INFORMATION SUPPLIED »
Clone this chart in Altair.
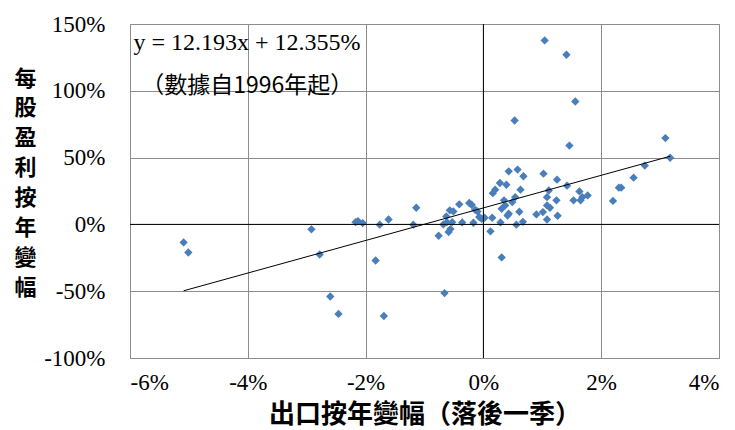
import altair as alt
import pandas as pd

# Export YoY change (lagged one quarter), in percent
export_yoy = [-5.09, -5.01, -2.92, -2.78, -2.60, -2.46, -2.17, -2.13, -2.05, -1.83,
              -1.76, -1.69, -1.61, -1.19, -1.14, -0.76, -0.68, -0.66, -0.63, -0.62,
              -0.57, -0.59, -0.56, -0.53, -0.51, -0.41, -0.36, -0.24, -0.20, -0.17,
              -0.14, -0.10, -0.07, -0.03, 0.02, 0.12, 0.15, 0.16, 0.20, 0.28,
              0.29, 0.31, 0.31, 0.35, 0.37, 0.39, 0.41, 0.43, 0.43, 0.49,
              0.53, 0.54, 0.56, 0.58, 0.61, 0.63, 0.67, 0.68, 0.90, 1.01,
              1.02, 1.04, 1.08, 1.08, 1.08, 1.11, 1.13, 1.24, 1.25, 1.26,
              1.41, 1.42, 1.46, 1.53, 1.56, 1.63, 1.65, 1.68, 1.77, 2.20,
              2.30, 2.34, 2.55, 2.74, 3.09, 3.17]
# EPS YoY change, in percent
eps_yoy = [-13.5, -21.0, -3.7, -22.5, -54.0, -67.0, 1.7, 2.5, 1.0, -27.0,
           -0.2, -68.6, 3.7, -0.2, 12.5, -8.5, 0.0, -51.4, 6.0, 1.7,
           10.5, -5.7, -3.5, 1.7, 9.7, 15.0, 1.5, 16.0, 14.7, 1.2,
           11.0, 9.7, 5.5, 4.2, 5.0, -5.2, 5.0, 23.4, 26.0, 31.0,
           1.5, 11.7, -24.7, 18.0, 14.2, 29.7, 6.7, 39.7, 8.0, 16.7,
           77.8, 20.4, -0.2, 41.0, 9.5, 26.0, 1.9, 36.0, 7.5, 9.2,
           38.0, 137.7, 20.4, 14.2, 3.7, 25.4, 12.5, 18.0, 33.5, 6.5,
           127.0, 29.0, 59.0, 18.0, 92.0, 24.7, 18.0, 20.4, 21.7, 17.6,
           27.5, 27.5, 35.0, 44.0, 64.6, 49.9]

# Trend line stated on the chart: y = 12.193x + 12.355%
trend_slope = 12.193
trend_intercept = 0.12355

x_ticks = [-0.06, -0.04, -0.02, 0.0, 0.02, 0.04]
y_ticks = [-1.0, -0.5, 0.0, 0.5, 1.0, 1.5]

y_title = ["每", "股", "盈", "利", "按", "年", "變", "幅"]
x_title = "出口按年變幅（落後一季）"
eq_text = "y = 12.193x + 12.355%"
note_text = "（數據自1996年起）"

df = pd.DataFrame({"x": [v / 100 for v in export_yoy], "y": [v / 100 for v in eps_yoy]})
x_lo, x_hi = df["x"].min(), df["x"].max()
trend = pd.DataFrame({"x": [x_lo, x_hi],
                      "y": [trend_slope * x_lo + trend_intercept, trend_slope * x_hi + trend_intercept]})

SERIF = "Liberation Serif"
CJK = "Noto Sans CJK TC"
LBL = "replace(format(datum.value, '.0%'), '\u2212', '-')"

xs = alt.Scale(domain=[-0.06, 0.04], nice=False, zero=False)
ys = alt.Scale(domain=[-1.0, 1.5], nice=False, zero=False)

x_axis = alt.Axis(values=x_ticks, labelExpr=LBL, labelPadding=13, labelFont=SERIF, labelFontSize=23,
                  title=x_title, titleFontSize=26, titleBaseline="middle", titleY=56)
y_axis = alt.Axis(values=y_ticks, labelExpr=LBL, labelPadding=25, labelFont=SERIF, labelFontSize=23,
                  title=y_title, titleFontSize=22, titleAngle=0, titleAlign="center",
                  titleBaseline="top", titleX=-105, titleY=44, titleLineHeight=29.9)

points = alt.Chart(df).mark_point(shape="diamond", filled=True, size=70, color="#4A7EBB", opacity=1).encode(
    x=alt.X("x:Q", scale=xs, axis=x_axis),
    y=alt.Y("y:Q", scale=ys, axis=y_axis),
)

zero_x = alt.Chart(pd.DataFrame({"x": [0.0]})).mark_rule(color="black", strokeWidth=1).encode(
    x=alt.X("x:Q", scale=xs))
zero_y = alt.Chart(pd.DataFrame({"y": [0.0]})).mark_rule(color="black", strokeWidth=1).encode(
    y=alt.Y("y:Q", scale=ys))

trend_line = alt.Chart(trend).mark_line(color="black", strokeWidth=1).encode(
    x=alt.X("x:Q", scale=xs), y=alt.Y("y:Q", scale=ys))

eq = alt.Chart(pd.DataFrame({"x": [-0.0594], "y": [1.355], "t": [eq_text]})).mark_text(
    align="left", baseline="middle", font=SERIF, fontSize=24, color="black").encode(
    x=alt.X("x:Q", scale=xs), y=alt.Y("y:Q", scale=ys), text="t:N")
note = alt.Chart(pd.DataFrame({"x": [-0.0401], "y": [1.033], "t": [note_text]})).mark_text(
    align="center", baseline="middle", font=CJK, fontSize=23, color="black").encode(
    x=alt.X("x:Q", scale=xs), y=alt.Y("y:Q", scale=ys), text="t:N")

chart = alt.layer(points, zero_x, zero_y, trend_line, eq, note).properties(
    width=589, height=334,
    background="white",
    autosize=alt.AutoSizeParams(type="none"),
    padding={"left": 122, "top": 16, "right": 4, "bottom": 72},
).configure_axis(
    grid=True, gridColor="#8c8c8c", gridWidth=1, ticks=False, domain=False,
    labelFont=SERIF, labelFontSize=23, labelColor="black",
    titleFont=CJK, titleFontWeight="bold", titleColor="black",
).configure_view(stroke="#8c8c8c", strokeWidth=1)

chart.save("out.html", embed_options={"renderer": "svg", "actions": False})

GIVEN INSTRUCTION » Leave out all pictures, then copy the remaining material exactly.

COMPLETE ANSWER »
Clone this chart in Altair.
import altair as alt
import pandas as pd

# Export YoY change (lagged one quarter), in percent
export_yoy = [-5.09, -5.01, -2.92, -2.78, -2.60, -2.46, -2.17, -2.13, -2.05, -1.83,
              -1.76, -1.69, -1.61, -1.19, -1.14, -0.76, -0.68, -0.66, -0.63, -0.62,
              -0.57, -0.59, -0.56, -0.53, -0.51, -0.41, -0.36, -0.24, -0.20, -0.17,
              -0.14, -0.10, -0.07, -0.03, 0.02, 0.12, 0.15, 0.16, 0.20, 0.28,
              0.29, 0.31, 0.31, 0.35, 0.37, 0.39, 0.41, 0.43, 0.43, 0.49,
              0.53, 0.54, 0.56, 0.58, 0.61, 0.63, 0.67, 0.68, 0.90, 1.01,
              1.02, 1.04, 1.08, 1.08, 1.08, 1.11, 1.13, 1.24, 1.25, 1.26,
              1.41, 1.42, 1.46, 1.53, 1.56, 1.63, 1.65, 1.68, 1.77, 2.20,
              2.30, 2.34, 2.55, 2.74, 3.09, 3.17]
# EPS YoY change, in percent
eps_yoy = [-13.5, -21.0, -3.7, -22.5, -54.0, -67.0, 1.7, 2.5, 1.0, -27.0,
           -0.2, -68.6, 3.7, -0.2, 12.5, -8.5, 0.0, -51.4, 6.0, 1.7,
           10.5, -5.7, -3.5, 1.7, 9.7, 15.0, 1.5, 16.0, 14.7, 1.2,
           11.0, 9.7, 5.5, 4.2, 5.0, -5.2, 5.0, 23.4, 26.0, 31.0,
           1.5, 11.7, -24.7, 18.0, 14.2, 29.7, 6.7, 39.7, 8.0, 16.7,
           77.8, 20.4, -0.2, 41.0, 9.5, 26.0, 1.9, 36.0, 7.5, 9.2,
           38.0, 137.7, 20.4, 14.2, 3.7, 25.4, 12.5, 18.0, 33.5, 6.5,
           127.0, 29.0, 59.0, 18.0, 92.0, 24.7, 18.0, 20.4, 21.7, 17.6,
           27.5, 27.5, 35.0, 44.0, 64.6, 49.9]

# Trend line stated on the chart: y = 12.193x + 12.355%
trend_slope = 12.193
trend_intercept = 0.12355

x_ticks = [-0.06, -0.04, -0.02, 0.0, 0.02, 0.04]
y_ticks = [-1.0, -0.5, 0.0, 0.5, 1.0, 1.5]

y_title = ["每", "股", "盈", "利", "按", "年", "變", "幅"]
x_title = "出口按年變幅（落後一季）"
eq_text = "y = 12.193x + 12.355%"
note_text = "（數據自1996年起）"

df = pd.DataFrame({"x": [v / 100 for v in export_yoy], "y": [v / 100 for v in eps_yoy]})
x_lo, x_hi = df["x"].min(), df["x"].max()
trend = pd.DataFrame({"x": [x_lo, x_hi],
                      "y": [trend_slope * x_lo + trend_intercept, trend_slope * x_hi + trend_intercept]})

SERIF = "Liberation Serif"
CJK = "Noto Sans CJK TC"
LBL = "replace(format(datum.value, '.0%'), '\u2212', '-')"

xs = alt.Scale(domain=[-0.06, 0.04], nice=False, zero=False)
ys = alt.Scale(domain=[-1.0, 1.5], nice=False, zero=False)

x_axis = alt.Axis(values=x_ticks, labelExpr=LBL, labelPadding=13, labelFont=SERIF, labelFontSize=23,
                  title=x_title, titleFontSize=26, titleBaseline="middle", titleY=56)
y_axis = alt.Axis(values=y_ticks, labelExpr=LBL, labelPadding=25, labelFont=SERIF, labelFontSize=23,
                  title=y_title, titleFontSize=22, titleAngle=0, titleAlign="center",
                  titleBaseline="top", titleX=-105, titleY=44, titleLineHeight=29.9)

points = alt.Chart(df).mark_point(shape="diamond", filled=True, size=70, color="#4A7EBB", opacity=1).encode(
    x=alt.X("x:Q", scale=xs, axis=x_axis),
    y=alt.Y("y:Q", scale=ys, axis=y_axis),
)

zero_x = alt.Chart(pd.DataFrame({"x": [0.0]})).mark_rule(color="black", strokeWidth=1).encode(
    x=alt.X("x:Q", scale=xs))
zero_y = alt.Chart(pd.DataFrame({"y": [0.0]})).mark_rule(color="black", strokeWidth=1).encode(
    y=alt.Y("y:Q", scale=ys))

trend_line = alt.Chart(trend).mark_line(color="black", strokeWidth=1).encode(
    x=alt.X("x:Q", scale=xs), y=alt.Y("y:Q", scale=ys))

eq = alt.Chart(pd.DataFrame({"x": [-0.0594], "y": [1.355], "t": [eq_text]})).mark_text(
    align="left", baseline="middle", font=SERIF, fontSize=24, color="black").encode(
    x=alt.X("x:Q", scale=xs), y=alt.Y("y:Q", scale=ys), text="t:N")
note = alt.Chart(pd.DataFrame({"x": [-0.0401], "y": [1.033], "t": [note_text]})).mark_text(
    align="center", baseline="middle", font=CJK, fontSize=23, color="black").encode(
    x=alt.X("x:Q", scale=xs), y=alt.Y("y:Q", scale=ys), text="t:N")

chart = alt.layer(points, zero_x, zero_y, trend_line, eq, note).properties(
    width=589, height=334,
    background="white",
    autosize=alt.AutoSizeParams(type="none"),
    padding={"left": 122, "top": 16, "right": 4, "bottom": 72},
).configure_axis(
    grid=True, gridColor="#8c8c8c", gridWidth=1, ticks=False, domain=False,
    labelFont=SERIF, labelFontSize=23, labelColor="black",
    titleFont=CJK, titleFontWeight="bold", titleColor="black",
).configure_view(stroke="#8c8c8c", strokeWidth=1)

chart.save("out.html", embed_options={"renderer": "svg", "actions": False})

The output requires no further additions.